-- BEGIN --
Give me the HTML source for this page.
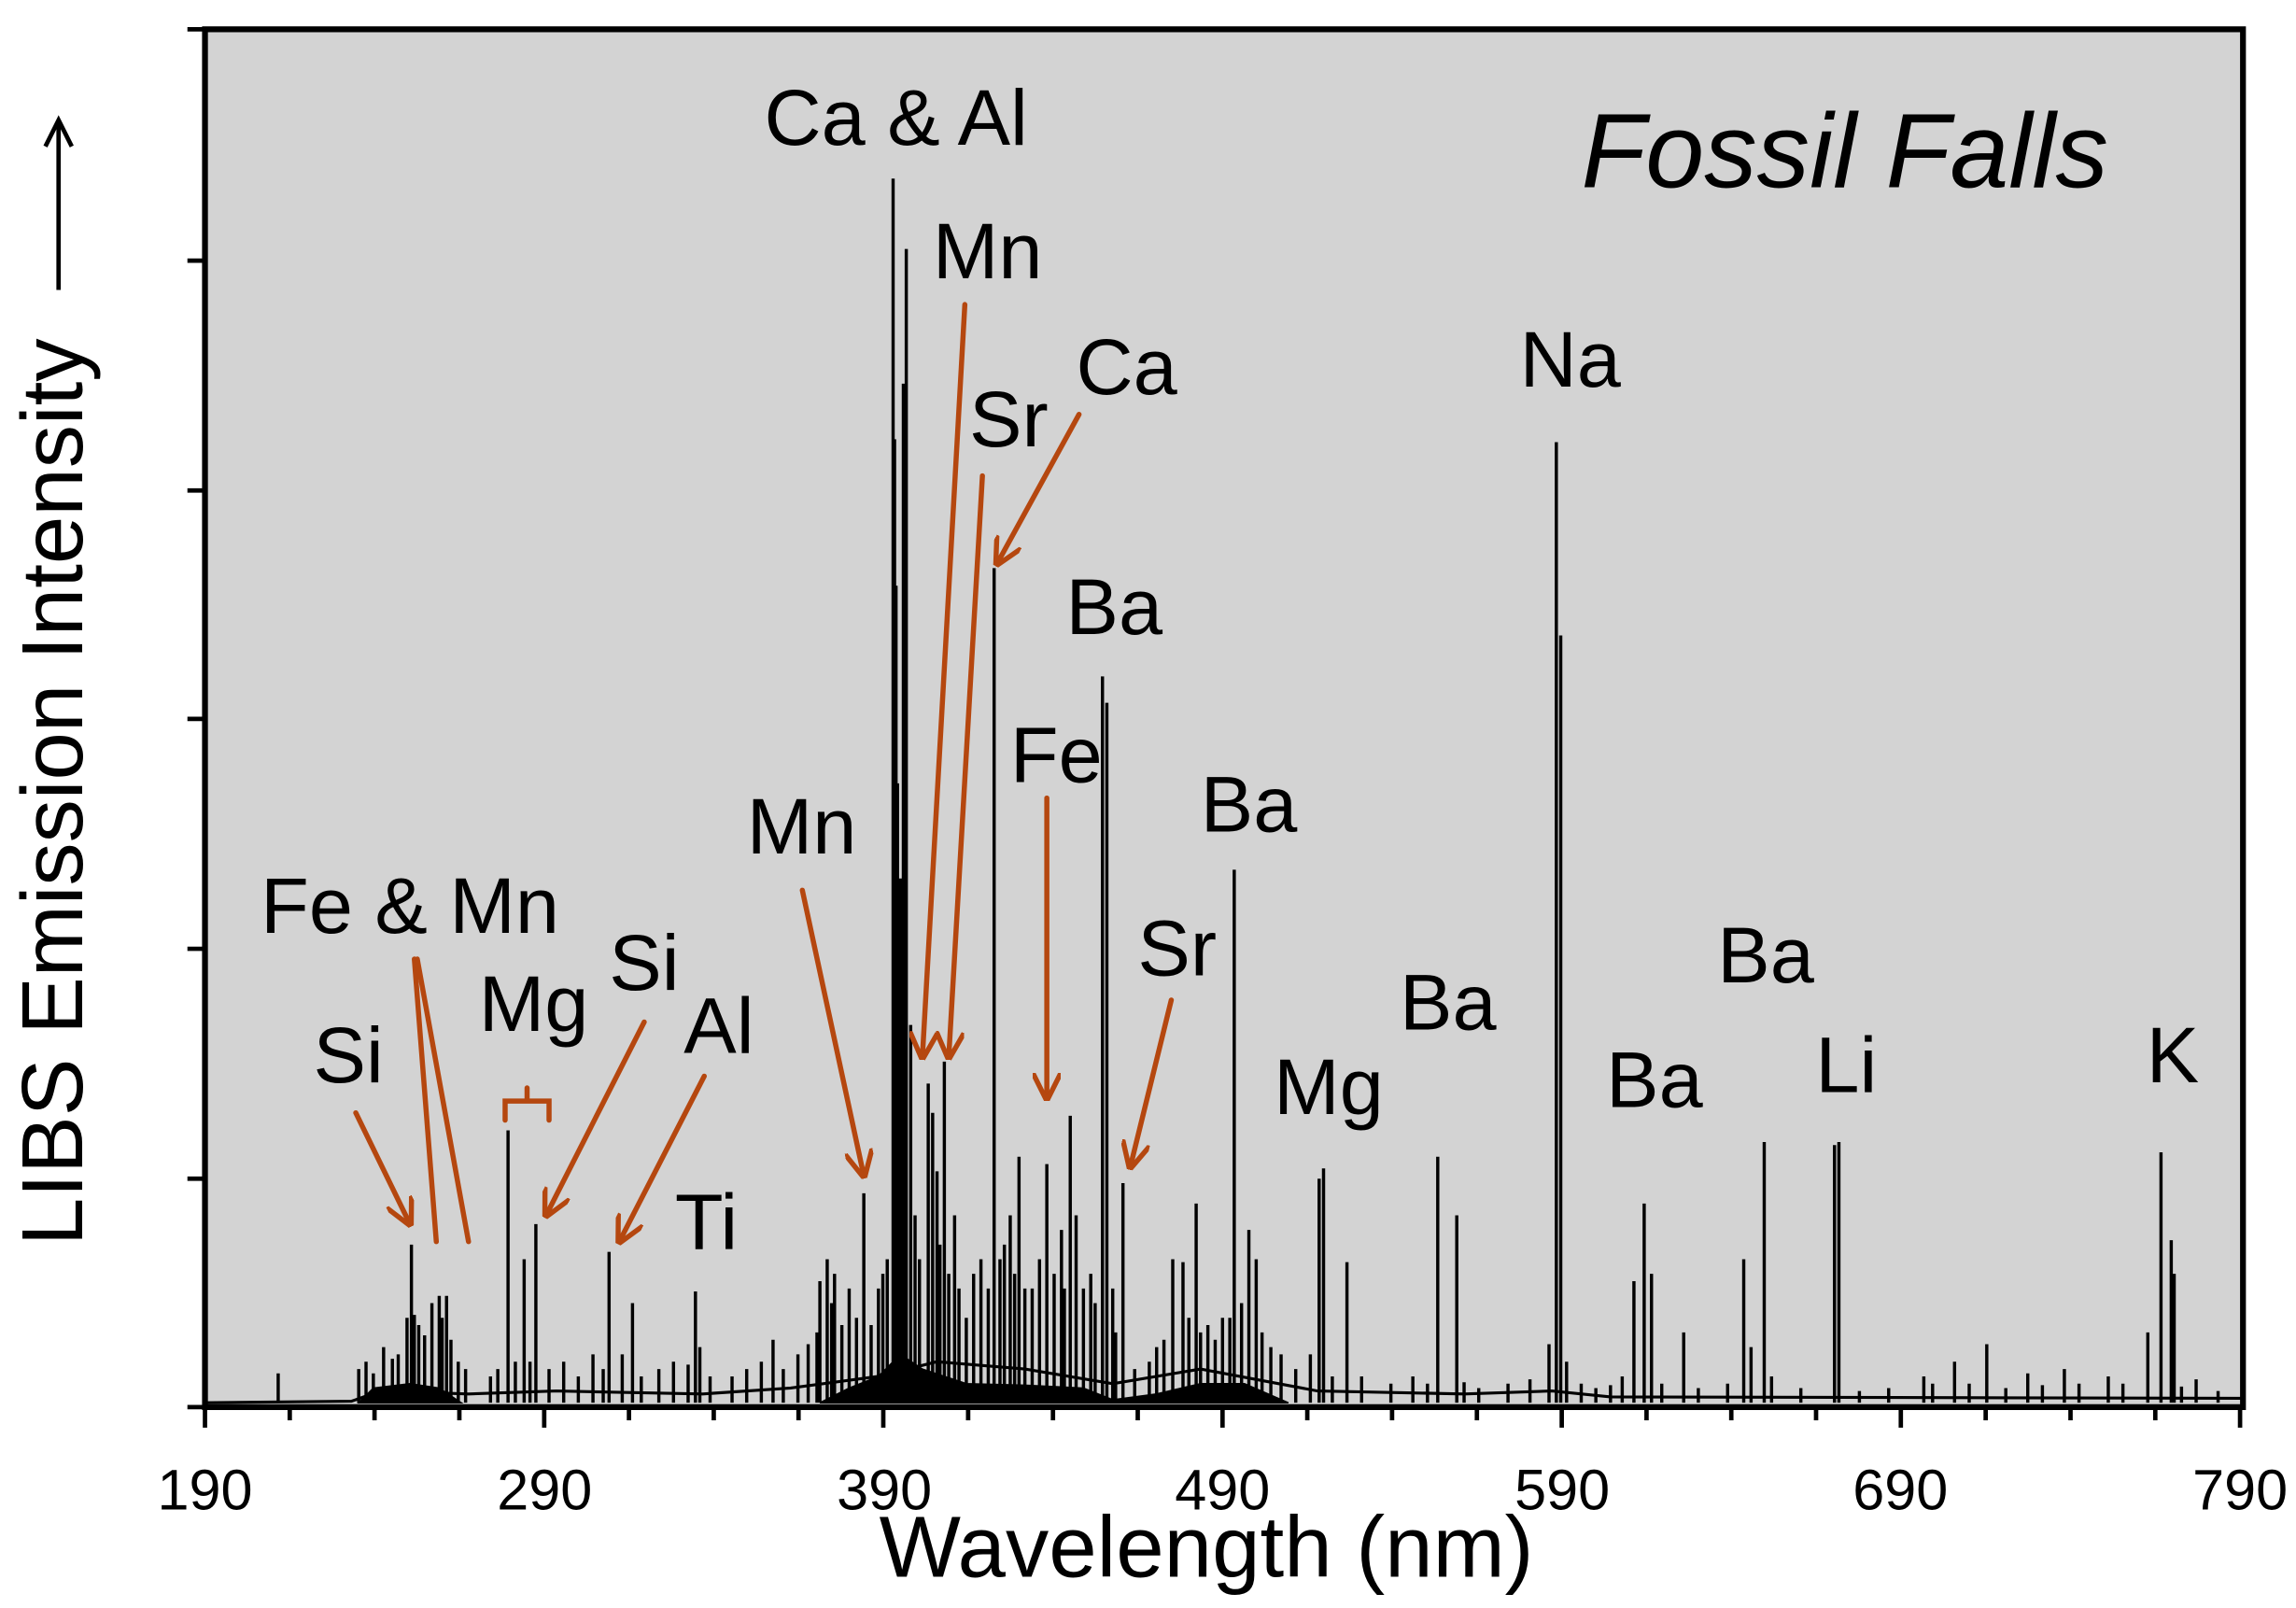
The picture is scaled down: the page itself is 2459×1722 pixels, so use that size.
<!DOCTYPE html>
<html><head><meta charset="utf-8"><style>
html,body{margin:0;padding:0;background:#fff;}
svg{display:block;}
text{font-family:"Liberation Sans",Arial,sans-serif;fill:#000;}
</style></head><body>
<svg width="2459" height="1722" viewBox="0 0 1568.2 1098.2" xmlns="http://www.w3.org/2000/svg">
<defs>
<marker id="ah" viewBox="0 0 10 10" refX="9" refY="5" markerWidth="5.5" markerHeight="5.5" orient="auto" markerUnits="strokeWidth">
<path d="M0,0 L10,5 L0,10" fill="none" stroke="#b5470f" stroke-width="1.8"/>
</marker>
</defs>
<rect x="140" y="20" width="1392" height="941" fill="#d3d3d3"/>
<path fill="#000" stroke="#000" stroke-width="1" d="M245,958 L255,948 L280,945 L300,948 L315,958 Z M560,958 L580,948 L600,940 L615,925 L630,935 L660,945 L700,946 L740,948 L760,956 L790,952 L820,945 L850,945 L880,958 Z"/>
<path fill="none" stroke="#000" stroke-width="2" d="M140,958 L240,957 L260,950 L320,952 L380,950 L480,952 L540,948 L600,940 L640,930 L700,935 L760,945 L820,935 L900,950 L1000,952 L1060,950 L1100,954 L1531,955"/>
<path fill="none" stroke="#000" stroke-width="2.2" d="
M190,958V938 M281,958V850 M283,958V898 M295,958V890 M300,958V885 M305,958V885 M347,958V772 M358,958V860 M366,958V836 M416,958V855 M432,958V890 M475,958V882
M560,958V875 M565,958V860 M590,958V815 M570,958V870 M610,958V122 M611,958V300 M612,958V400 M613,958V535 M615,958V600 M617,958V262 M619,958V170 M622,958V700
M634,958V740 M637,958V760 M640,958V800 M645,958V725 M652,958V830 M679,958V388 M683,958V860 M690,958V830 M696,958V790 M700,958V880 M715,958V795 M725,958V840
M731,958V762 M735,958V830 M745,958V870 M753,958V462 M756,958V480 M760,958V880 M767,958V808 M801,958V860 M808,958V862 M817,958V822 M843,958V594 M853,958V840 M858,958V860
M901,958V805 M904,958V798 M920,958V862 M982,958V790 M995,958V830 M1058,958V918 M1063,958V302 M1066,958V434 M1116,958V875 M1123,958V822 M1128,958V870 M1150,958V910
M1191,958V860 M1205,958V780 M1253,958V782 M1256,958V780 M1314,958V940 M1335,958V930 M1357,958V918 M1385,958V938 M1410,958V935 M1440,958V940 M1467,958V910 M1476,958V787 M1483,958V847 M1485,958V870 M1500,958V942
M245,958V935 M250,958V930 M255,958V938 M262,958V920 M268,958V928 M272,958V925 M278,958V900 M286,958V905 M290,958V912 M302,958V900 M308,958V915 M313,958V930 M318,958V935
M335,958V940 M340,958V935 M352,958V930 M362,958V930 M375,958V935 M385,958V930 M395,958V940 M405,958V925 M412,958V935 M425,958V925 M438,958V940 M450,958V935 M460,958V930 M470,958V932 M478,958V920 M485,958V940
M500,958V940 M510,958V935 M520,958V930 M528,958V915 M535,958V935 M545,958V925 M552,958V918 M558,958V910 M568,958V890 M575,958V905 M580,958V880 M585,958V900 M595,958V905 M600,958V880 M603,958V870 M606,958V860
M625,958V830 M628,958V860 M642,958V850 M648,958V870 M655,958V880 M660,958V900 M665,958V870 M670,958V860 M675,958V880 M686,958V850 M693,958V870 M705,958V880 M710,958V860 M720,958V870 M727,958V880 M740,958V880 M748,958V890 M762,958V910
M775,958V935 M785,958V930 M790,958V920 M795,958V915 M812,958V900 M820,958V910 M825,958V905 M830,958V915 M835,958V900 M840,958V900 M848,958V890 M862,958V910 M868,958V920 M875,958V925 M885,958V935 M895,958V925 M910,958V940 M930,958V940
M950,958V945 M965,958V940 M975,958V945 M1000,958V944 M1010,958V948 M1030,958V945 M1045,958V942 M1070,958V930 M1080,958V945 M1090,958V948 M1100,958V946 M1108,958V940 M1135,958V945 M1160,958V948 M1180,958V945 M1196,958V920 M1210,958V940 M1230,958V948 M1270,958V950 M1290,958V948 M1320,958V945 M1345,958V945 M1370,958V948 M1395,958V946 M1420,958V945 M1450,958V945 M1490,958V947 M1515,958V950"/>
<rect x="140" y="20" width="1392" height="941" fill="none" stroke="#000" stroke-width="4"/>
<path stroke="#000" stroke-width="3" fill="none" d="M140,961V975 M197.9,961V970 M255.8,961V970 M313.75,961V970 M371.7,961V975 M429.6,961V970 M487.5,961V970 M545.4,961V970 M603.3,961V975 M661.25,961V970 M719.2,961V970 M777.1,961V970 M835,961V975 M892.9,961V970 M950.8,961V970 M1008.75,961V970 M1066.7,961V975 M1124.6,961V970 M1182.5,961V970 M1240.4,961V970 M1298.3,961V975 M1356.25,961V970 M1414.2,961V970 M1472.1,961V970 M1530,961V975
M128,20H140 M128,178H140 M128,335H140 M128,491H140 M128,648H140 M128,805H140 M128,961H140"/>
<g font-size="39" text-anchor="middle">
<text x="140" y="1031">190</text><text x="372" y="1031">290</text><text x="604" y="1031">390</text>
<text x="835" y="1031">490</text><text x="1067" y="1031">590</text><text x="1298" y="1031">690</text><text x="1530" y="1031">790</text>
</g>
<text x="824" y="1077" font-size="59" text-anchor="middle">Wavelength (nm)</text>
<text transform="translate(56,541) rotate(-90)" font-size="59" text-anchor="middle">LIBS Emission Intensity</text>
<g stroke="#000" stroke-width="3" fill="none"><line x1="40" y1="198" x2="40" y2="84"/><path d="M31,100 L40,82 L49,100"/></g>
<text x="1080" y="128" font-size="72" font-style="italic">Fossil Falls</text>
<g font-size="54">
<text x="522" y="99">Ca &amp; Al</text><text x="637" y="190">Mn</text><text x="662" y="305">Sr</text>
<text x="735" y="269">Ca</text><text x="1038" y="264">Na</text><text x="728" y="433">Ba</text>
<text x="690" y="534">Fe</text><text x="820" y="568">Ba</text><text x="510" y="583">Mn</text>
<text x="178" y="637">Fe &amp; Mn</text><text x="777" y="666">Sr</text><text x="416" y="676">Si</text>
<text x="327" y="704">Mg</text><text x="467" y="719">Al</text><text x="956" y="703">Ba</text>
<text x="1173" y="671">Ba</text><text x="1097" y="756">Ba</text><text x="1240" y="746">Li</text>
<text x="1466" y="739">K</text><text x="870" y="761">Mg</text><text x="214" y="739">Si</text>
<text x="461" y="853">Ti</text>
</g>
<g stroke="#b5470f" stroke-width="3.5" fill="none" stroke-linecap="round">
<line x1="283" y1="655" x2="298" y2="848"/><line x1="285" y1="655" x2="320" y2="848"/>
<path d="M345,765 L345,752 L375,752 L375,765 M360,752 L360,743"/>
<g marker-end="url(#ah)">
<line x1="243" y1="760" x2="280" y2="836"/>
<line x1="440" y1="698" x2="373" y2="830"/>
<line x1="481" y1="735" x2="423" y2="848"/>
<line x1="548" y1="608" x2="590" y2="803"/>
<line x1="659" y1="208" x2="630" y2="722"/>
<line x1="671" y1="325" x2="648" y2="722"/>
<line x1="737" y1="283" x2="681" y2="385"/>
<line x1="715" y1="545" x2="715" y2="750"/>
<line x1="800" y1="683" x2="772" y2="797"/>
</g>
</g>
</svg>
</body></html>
-- END --
Your task is to reproduce all of the material exactly. The pictures stay out.

§ **Written solution**
Give me the HTML source for this page.
The picture is scaled down: the page itself is 2459×1722 pixels, so use that size.
<!DOCTYPE html>
<html><head><meta charset="utf-8"><style>
html,body{margin:0;padding:0;background:#fff;}
svg{display:block;}
text{font-family:"Liberation Sans",Arial,sans-serif;fill:#000;}
</style></head><body>
<svg width="2459" height="1722" viewBox="0 0 1568.2 1098.2" xmlns="http://www.w3.org/2000/svg">
<defs>
<marker id="ah" viewBox="0 0 10 10" refX="9" refY="5" markerWidth="5.5" markerHeight="5.5" orient="auto" markerUnits="strokeWidth">
<path d="M0,0 L10,5 L0,10" fill="none" stroke="#b5470f" stroke-width="1.8"/>
</marker>
</defs>
<rect x="140" y="20" width="1392" height="941" fill="#d3d3d3"/>
<path fill="#000" stroke="#000" stroke-width="1" d="M245,958 L255,948 L280,945 L300,948 L315,958 Z M560,958 L580,948 L600,940 L615,925 L630,935 L660,945 L700,946 L740,948 L760,956 L790,952 L820,945 L850,945 L880,958 Z"/>
<path fill="none" stroke="#000" stroke-width="2" d="M140,958 L240,957 L260,950 L320,952 L380,950 L480,952 L540,948 L600,940 L640,930 L700,935 L760,945 L820,935 L900,950 L1000,952 L1060,950 L1100,954 L1531,955"/>
<path fill="none" stroke="#000" stroke-width="2.2" d="
M190,958V938 M281,958V850 M283,958V898 M295,958V890 M300,958V885 M305,958V885 M347,958V772 M358,958V860 M366,958V836 M416,958V855 M432,958V890 M475,958V882
M560,958V875 M565,958V860 M590,958V815 M570,958V870 M610,958V122 M611,958V300 M612,958V400 M613,958V535 M615,958V600 M617,958V262 M619,958V170 M622,958V700
M634,958V740 M637,958V760 M640,958V800 M645,958V725 M652,958V830 M679,958V388 M683,958V860 M690,958V830 M696,958V790 M700,958V880 M715,958V795 M725,958V840
M731,958V762 M735,958V830 M745,958V870 M753,958V462 M756,958V480 M760,958V880 M767,958V808 M801,958V860 M808,958V862 M817,958V822 M843,958V594 M853,958V840 M858,958V860
M901,958V805 M904,958V798 M920,958V862 M982,958V790 M995,958V830 M1058,958V918 M1063,958V302 M1066,958V434 M1116,958V875 M1123,958V822 M1128,958V870 M1150,958V910
M1191,958V860 M1205,958V780 M1253,958V782 M1256,958V780 M1314,958V940 M1335,958V930 M1357,958V918 M1385,958V938 M1410,958V935 M1440,958V940 M1467,958V910 M1476,958V787 M1483,958V847 M1485,958V870 M1500,958V942
M245,958V935 M250,958V930 M255,958V938 M262,958V920 M268,958V928 M272,958V925 M278,958V900 M286,958V905 M290,958V912 M302,958V900 M308,958V915 M313,958V930 M318,958V935
M335,958V940 M340,958V935 M352,958V930 M362,958V930 M375,958V935 M385,958V930 M395,958V940 M405,958V925 M412,958V935 M425,958V925 M438,958V940 M450,958V935 M460,958V930 M470,958V932 M478,958V920 M485,958V940
M500,958V940 M510,958V935 M520,958V930 M528,958V915 M535,958V935 M545,958V925 M552,958V918 M558,958V910 M568,958V890 M575,958V905 M580,958V880 M585,958V900 M595,958V905 M600,958V880 M603,958V870 M606,958V860
M625,958V830 M628,958V860 M642,958V850 M648,958V870 M655,958V880 M660,958V900 M665,958V870 M670,958V860 M675,958V880 M686,958V850 M693,958V870 M705,958V880 M710,958V860 M720,958V870 M727,958V880 M740,958V880 M748,958V890 M762,958V910
M775,958V935 M785,958V930 M790,958V920 M795,958V915 M812,958V900 M820,958V910 M825,958V905 M830,958V915 M835,958V900 M840,958V900 M848,958V890 M862,958V910 M868,958V920 M875,958V925 M885,958V935 M895,958V925 M910,958V940 M930,958V940
M950,958V945 M965,958V940 M975,958V945 M1000,958V944 M1010,958V948 M1030,958V945 M1045,958V942 M1070,958V930 M1080,958V945 M1090,958V948 M1100,958V946 M1108,958V940 M1135,958V945 M1160,958V948 M1180,958V945 M1196,958V920 M1210,958V940 M1230,958V948 M1270,958V950 M1290,958V948 M1320,958V945 M1345,958V945 M1370,958V948 M1395,958V946 M1420,958V945 M1450,958V945 M1490,958V947 M1515,958V950"/>
<rect x="140" y="20" width="1392" height="941" fill="none" stroke="#000" stroke-width="4"/>
<path stroke="#000" stroke-width="3" fill="none" d="M140,961V975 M197.9,961V970 M255.8,961V970 M313.75,961V970 M371.7,961V975 M429.6,961V970 M487.5,961V970 M545.4,961V970 M603.3,961V975 M661.25,961V970 M719.2,961V970 M777.1,961V970 M835,961V975 M892.9,961V970 M950.8,961V970 M1008.75,961V970 M1066.7,961V975 M1124.6,961V970 M1182.5,961V970 M1240.4,961V970 M1298.3,961V975 M1356.25,961V970 M1414.2,961V970 M1472.1,961V970 M1530,961V975
M128,20H140 M128,178H140 M128,335H140 M128,491H140 M128,648H140 M128,805H140 M128,961H140"/>
<g font-size="39" text-anchor="middle">
<text x="140" y="1031">190</text><text x="372" y="1031">290</text><text x="604" y="1031">390</text>
<text x="835" y="1031">490</text><text x="1067" y="1031">590</text><text x="1298" y="1031">690</text><text x="1530" y="1031">790</text>
</g>
<text x="824" y="1077" font-size="59" text-anchor="middle">Wavelength (nm)</text>
<text transform="translate(56,541) rotate(-90)" font-size="59" text-anchor="middle">LIBS Emission Intensity</text>
<g stroke="#000" stroke-width="3" fill="none"><line x1="40" y1="198" x2="40" y2="84"/><path d="M31,100 L40,82 L49,100"/></g>
<text x="1080" y="128" font-size="72" font-style="italic">Fossil Falls</text>
<g font-size="54">
<text x="522" y="99">Ca &amp; Al</text><text x="637" y="190">Mn</text><text x="662" y="305">Sr</text>
<text x="735" y="269">Ca</text><text x="1038" y="264">Na</text><text x="728" y="433">Ba</text>
<text x="690" y="534">Fe</text><text x="820" y="568">Ba</text><text x="510" y="583">Mn</text>
<text x="178" y="637">Fe &amp; Mn</text><text x="777" y="666">Sr</text><text x="416" y="676">Si</text>
<text x="327" y="704">Mg</text><text x="467" y="719">Al</text><text x="956" y="703">Ba</text>
<text x="1173" y="671">Ba</text><text x="1097" y="756">Ba</text><text x="1240" y="746">Li</text>
<text x="1466" y="739">K</text><text x="870" y="761">Mg</text><text x="214" y="739">Si</text>
<text x="461" y="853">Ti</text>
</g>
<g stroke="#b5470f" stroke-width="3.5" fill="none" stroke-linecap="round">
<line x1="283" y1="655" x2="298" y2="848"/><line x1="285" y1="655" x2="320" y2="848"/>
<path d="M345,765 L345,752 L375,752 L375,765 M360,752 L360,743"/>
<g marker-end="url(#ah)">
<line x1="243" y1="760" x2="280" y2="836"/>
<line x1="440" y1="698" x2="373" y2="830"/>
<line x1="481" y1="735" x2="423" y2="848"/>
<line x1="548" y1="608" x2="590" y2="803"/>
<line x1="659" y1="208" x2="630" y2="722"/>
<line x1="671" y1="325" x2="648" y2="722"/>
<line x1="737" y1="283" x2="681" y2="385"/>
<line x1="715" y1="545" x2="715" y2="750"/>
<line x1="800" y1="683" x2="772" y2="797"/>
</g>
</g>
</svg>
</body></html>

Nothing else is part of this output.